- GIVEN PROBLEM
Word for word, print each line of the listing below; pictures stay out.

━━━

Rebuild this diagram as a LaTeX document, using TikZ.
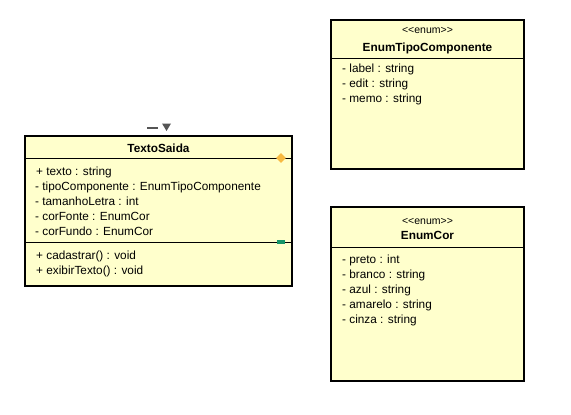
\documentclass[tikz,border=0pt]{standalone}
\usepackage{fontspec}
\setmainfont{Liberation Sans}
% plain family without TeX ligatures, so that << and >> stay as typed
\newfontfamily\plainsans{Liberation Sans}
\usetikzlibrary{shapes.geometric}
\definecolor{umlfill}{RGB}{255,255,204}
\definecolor{aggorange}{RGB}{247,186,66}
\definecolor{portgreen}{RGB}{22,150,105}
\definecolor{markgray}{RGB}{85,85,85}
\begin{document}
\begin{tikzpicture}[x=1pt,y=-1pt,
  classbox/.style={draw=black, line width=2pt, fill=umlfill, inner sep=0pt, outer sep=0pt, anchor=north west},
  sep/.style={draw=black, line width=1pt},
  member/.style={anchor=base west, inner sep=0pt, font=\fontsize{11.8}{13}\selectfont},
  classname/.style={anchor=base, inner sep=0pt, font=\fontsize{11.8}{13}\selectfont\bfseries},
  stereo/.style={anchor=base, inner sep=0pt, font=\plainsans\fontsize{10.5}{12}\selectfont}]
\useasboundingbox (0,0) rectangle (571,415);

% ---- class TextoSaida ----
\node[classbox, minimum width=267pt, minimum height=150pt] (texto) at (25,136) {};
\draw[sep] (25,158) -- (292,158);
\draw[sep] (25,242) -- (292,242);
\node[classname] (textoname) at (158.5,152) {TextoSaida};
\node[member] (t1) at (36,175) {+ texto : string};
\node[member] (t2) at (35,190) {- tipoComponente : EnumTipoComponente};
\node[member] (t3) at (35,205) {- tamanhoLetra : int};
\node[member] (t4) at (35,220) {- corFonte : EnumCor};
\node[member] (t5) at (35,235) {- corFundo : EnumCor};
\node[member] (t6) at (36,259) {+ cadastrar() : void};
\node[member] (t7) at (36,274) {+ exibirTexto() : void};
% markers on the box
\node[diamond, fill=aggorange, inner sep=0pt, minimum width=10pt, minimum height=10pt] (agg) at (281,158) {};
\node[rectangle, fill=portgreen, inner sep=0pt, minimum width=8pt, minimum height=4pt] (port) at (281,242) {};
\draw[markgray, line width=2.2pt] (147,128) -- (158,128);
\fill[markgray] (162,123.5) -- (171,123.5) -- (166.5,131) -- cycle;

% ---- enum EnumTipoComponente ----
\node[classbox, minimum width=193pt, minimum height=149pt] (tipo) at (331,20) {};
\draw[sep] (331,58) -- (524,58);
\node[stereo] (tipost) at (427.5,34) {<<enum>>};
\node[classname] (tiponame) at (427.5,51) {EnumTipoComponente};
\node[member] (c1) at (342,72) {- label : string};
\node[member] (c2) at (342,87) {- edit : string};
\node[member] (c3) at (342,102) {- memo : string};

% ---- enum EnumCor ----
\node[classbox, minimum width=193pt, minimum height=174pt] (cor) at (331,207) {};
\draw[sep] (331,247) -- (524,247);
\node[stereo] (corst) at (427.5,224) {<<enum>>};
\node[classname] (corname) at (427.5,239) {EnumCor};
\node[member] (e1) at (342,263) {- preto : int};
\node[member] (e2) at (342,278) {- branco : string};
\node[member] (e3) at (342,293) {- azul : string};
\node[member] (e4) at (342,308) {- amarelo : string};
\node[member] (e5) at (342,323) {- cinza : string};
\end{tikzpicture}
\end{document}
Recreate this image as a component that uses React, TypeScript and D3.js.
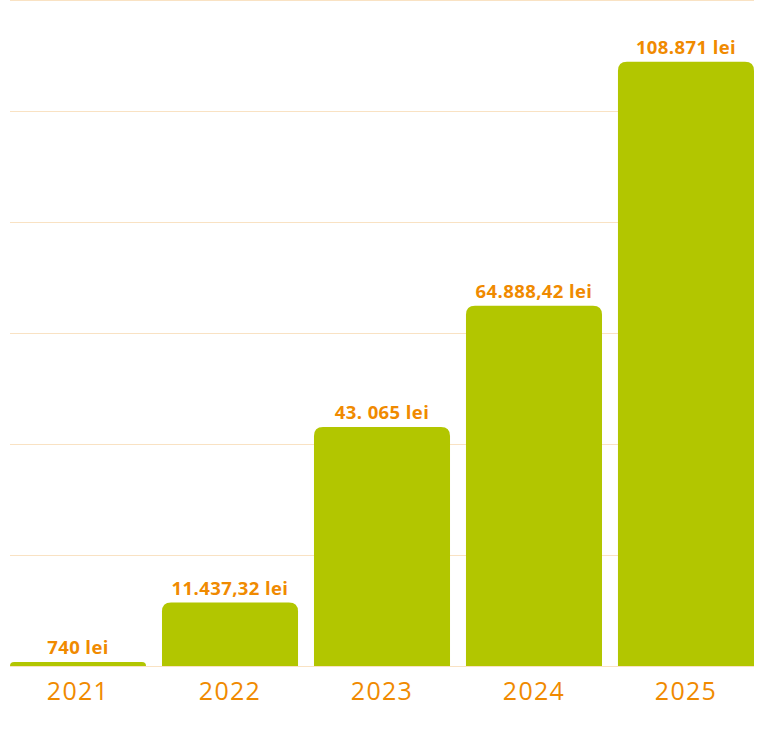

━━━

- IN RESPONSE
Rebuild this diagram as a LaTeX document, using TikZ.
\documentclass[tikz,border=0pt]{standalone}
\usepackage{fontspec}
\setmainfont{Liberation Sans}
% plain family without TeX ligatures, so that << and >> stay as typed
\newfontfamily\plainsans{Liberation Sans}
\usetikzlibrary{shapes.geometric}
\definecolor{umlfill}{RGB}{255,255,204}
\definecolor{aggorange}{RGB}{247,186,66}
\definecolor{portgreen}{RGB}{22,150,105}
\definecolor{markgray}{RGB}{85,85,85}
\begin{document}
\begin{tikzpicture}[x=1pt,y=-1pt,
  classbox/.style={draw=black, line width=2pt, fill=umlfill, inner sep=0pt, outer sep=0pt, anchor=north west},
  sep/.style={draw=black, line width=1pt},
  member/.style={anchor=base west, inner sep=0pt, font=\fontsize{11.8}{13}\selectfont},
  classname/.style={anchor=base, inner sep=0pt, font=\fontsize{11.8}{13}\selectfont\bfseries},
  stereo/.style={anchor=base, inner sep=0pt, font=\plainsans\fontsize{10.5}{12}\selectfont}]
\useasboundingbox (0,0) rectangle (571,415);

% ---- class TextoSaida ----
\node[classbox, minimum width=267pt, minimum height=150pt] (texto) at (25,136) {};
\draw[sep] (25,158) -- (292,158);
\draw[sep] (25,242) -- (292,242);
\node[classname] (textoname) at (158.5,152) {TextoSaida};
\node[member] (t1) at (36,175) {+ texto : string};
\node[member] (t2) at (35,190) {- tipoComponente : EnumTipoComponente};
\node[member] (t3) at (35,205) {- tamanhoLetra : int};
\node[member] (t4) at (35,220) {- corFonte : EnumCor};
\node[member] (t5) at (35,235) {- corFundo : EnumCor};
\node[member] (t6) at (36,259) {+ cadastrar() : void};
\node[member] (t7) at (36,274) {+ exibirTexto() : void};
% markers on the box
\node[diamond, fill=aggorange, inner sep=0pt, minimum width=10pt, minimum height=10pt] (agg) at (281,158) {};
\node[rectangle, fill=portgreen, inner sep=0pt, minimum width=8pt, minimum height=4pt] (port) at (281,242) {};
\draw[markgray, line width=2.2pt] (147,128) -- (158,128);
\fill[markgray] (162,123.5) -- (171,123.5) -- (166.5,131) -- cycle;

% ---- enum EnumTipoComponente ----
\node[classbox, minimum width=193pt, minimum height=149pt] (tipo) at (331,20) {};
\draw[sep] (331,58) -- (524,58);
\node[stereo] (tipost) at (427.5,34) {<<enum>>};
\node[classname] (tiponame) at (427.5,51) {EnumTipoComponente};
\node[member] (c1) at (342,72) {- label : string};
\node[member] (c2) at (342,87) {- edit : string};
\node[member] (c3) at (342,102) {- memo : string};

% ---- enum EnumCor ----
\node[classbox, minimum width=193pt, minimum height=174pt] (cor) at (331,207) {};
\draw[sep] (331,247) -- (524,247);
\node[stereo] (corst) at (427.5,224) {<<enum>>};
\node[classname] (corname) at (427.5,239) {EnumCor};
\node[member] (e1) at (342,263) {- preto : int};
\node[member] (e2) at (342,278) {- branco : string};
\node[member] (e3) at (342,293) {- azul : string};
\node[member] (e4) at (342,308) {- amarelo : string};
\node[member] (e5) at (342,323) {- cinza : string};
\end{tikzpicture}
\end{document}
Recreate this image as a component that uses React, TypeScript and D3.js.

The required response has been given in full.